## start

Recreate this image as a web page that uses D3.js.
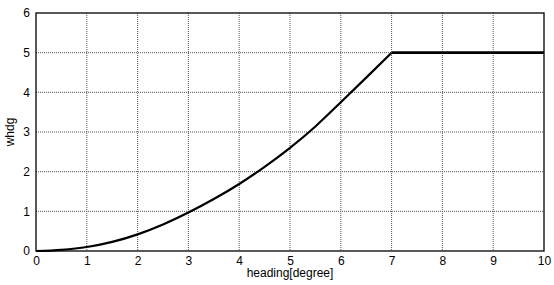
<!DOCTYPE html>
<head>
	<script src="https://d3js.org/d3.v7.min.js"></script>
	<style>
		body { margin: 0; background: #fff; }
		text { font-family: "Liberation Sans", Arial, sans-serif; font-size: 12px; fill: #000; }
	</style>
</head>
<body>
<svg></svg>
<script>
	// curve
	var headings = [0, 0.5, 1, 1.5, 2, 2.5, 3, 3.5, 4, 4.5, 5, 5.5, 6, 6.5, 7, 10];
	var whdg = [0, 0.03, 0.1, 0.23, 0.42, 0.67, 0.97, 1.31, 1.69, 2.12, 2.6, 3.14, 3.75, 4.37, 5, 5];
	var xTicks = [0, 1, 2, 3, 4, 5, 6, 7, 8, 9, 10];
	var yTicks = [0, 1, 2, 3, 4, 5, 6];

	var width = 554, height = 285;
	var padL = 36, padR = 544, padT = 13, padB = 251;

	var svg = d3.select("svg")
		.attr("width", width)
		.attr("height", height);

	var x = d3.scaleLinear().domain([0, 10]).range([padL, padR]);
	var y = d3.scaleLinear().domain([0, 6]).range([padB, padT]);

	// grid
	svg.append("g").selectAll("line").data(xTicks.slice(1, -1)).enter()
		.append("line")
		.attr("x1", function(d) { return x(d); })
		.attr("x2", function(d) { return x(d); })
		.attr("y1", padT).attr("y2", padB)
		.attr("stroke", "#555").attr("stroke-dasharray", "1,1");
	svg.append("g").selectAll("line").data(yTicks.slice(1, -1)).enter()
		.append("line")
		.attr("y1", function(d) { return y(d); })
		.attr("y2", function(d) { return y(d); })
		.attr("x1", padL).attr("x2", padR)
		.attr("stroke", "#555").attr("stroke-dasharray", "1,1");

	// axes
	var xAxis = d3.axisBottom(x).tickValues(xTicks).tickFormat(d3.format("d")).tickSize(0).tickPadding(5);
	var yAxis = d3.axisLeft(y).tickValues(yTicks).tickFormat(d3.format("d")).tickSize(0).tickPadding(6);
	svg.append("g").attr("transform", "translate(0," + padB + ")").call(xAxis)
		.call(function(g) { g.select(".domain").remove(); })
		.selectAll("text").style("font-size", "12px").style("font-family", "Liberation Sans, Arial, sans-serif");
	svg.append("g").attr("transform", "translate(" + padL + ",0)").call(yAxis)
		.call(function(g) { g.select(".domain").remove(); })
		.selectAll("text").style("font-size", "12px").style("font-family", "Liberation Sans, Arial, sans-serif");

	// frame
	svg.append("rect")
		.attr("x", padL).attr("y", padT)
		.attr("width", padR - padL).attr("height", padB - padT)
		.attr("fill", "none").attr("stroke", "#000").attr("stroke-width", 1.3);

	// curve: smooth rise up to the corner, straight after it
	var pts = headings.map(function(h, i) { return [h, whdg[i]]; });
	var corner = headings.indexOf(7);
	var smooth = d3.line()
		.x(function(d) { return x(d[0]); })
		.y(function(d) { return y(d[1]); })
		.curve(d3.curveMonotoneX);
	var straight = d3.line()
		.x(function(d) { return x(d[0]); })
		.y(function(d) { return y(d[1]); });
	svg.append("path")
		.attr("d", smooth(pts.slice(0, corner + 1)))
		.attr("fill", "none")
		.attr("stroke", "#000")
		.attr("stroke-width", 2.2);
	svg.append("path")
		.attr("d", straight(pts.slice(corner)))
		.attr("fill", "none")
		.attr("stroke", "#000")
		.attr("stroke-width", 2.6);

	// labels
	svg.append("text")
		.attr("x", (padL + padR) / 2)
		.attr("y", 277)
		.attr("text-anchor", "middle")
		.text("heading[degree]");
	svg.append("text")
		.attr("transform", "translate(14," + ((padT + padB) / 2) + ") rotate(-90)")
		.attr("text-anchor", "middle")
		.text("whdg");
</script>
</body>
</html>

## end

§ **Task description**:
Copy out all the data without changing anything, and drop the pictures.

§ **Complete response**:
Recreate this image as a web page that uses D3.js.
<!DOCTYPE html>
<head>
	<script src="https://d3js.org/d3.v7.min.js"></script>
	<style>
		body { margin: 0; background: #fff; }
		text { font-family: "Liberation Sans", Arial, sans-serif; font-size: 12px; fill: #000; }
	</style>
</head>
<body>
<svg></svg>
<script>
	// curve
	var headings = [0, 0.5, 1, 1.5, 2, 2.5, 3, 3.5, 4, 4.5, 5, 5.5, 6, 6.5, 7, 10];
	var whdg = [0, 0.03, 0.1, 0.23, 0.42, 0.67, 0.97, 1.31, 1.69, 2.12, 2.6, 3.14, 3.75, 4.37, 5, 5];
	var xTicks = [0, 1, 2, 3, 4, 5, 6, 7, 8, 9, 10];
	var yTicks = [0, 1, 2, 3, 4, 5, 6];

	var width = 554, height = 285;
	var padL = 36, padR = 544, padT = 13, padB = 251;

	var svg = d3.select("svg")
		.attr("width", width)
		.attr("height", height);

	var x = d3.scaleLinear().domain([0, 10]).range([padL, padR]);
	var y = d3.scaleLinear().domain([0, 6]).range([padB, padT]);

	// grid
	svg.append("g").selectAll("line").data(xTicks.slice(1, -1)).enter()
		.append("line")
		.attr("x1", function(d) { return x(d); })
		.attr("x2", function(d) { return x(d); })
		.attr("y1", padT).attr("y2", padB)
		.attr("stroke", "#555").attr("stroke-dasharray", "1,1");
	svg.append("g").selectAll("line").data(yTicks.slice(1, -1)).enter()
		.append("line")
		.attr("y1", function(d) { return y(d); })
		.attr("y2", function(d) { return y(d); })
		.attr("x1", padL).attr("x2", padR)
		.attr("stroke", "#555").attr("stroke-dasharray", "1,1");

	// axes
	var xAxis = d3.axisBottom(x).tickValues(xTicks).tickFormat(d3.format("d")).tickSize(0).tickPadding(5);
	var yAxis = d3.axisLeft(y).tickValues(yTicks).tickFormat(d3.format("d")).tickSize(0).tickPadding(6);
	svg.append("g").attr("transform", "translate(0," + padB + ")").call(xAxis)
		.call(function(g) { g.select(".domain").remove(); })
		.selectAll("text").style("font-size", "12px").style("font-family", "Liberation Sans, Arial, sans-serif");
	svg.append("g").attr("transform", "translate(" + padL + ",0)").call(yAxis)
		.call(function(g) { g.select(".domain").remove(); })
		.selectAll("text").style("font-size", "12px").style("font-family", "Liberation Sans, Arial, sans-serif");

	// frame
	svg.append("rect")
		.attr("x", padL).attr("y", padT)
		.attr("width", padR - padL).attr("height", padB - padT)
		.attr("fill", "none").attr("stroke", "#000").attr("stroke-width", 1.3);

	// curve: smooth rise up to the corner, straight after it
	var pts = headings.map(function(h, i) { return [h, whdg[i]]; });
	var corner = headings.indexOf(7);
	var smooth = d3.line()
		.x(function(d) { return x(d[0]); })
		.y(function(d) { return y(d[1]); })
		.curve(d3.curveMonotoneX);
	var straight = d3.line()
		.x(function(d) { return x(d[0]); })
		.y(function(d) { return y(d[1]); });
	svg.append("path")
		.attr("d", smooth(pts.slice(0, corner + 1)))
		.attr("fill", "none")
		.attr("stroke", "#000")
		.attr("stroke-width", 2.2);
	svg.append("path")
		.attr("d", straight(pts.slice(corner)))
		.attr("fill", "none")
		.attr("stroke", "#000")
		.attr("stroke-width", 2.6);

	// labels
	svg.append("text")
		.attr("x", (padL + padR) / 2)
		.attr("y", 277)
		.attr("text-anchor", "middle")
		.text("heading[degree]");
	svg.append("text")
		.attr("transform", "translate(14," + ((padT + padB) / 2) + ") rotate(-90)")
		.attr("text-anchor", "middle")
		.text("whdg");
</script>
</body>
</html>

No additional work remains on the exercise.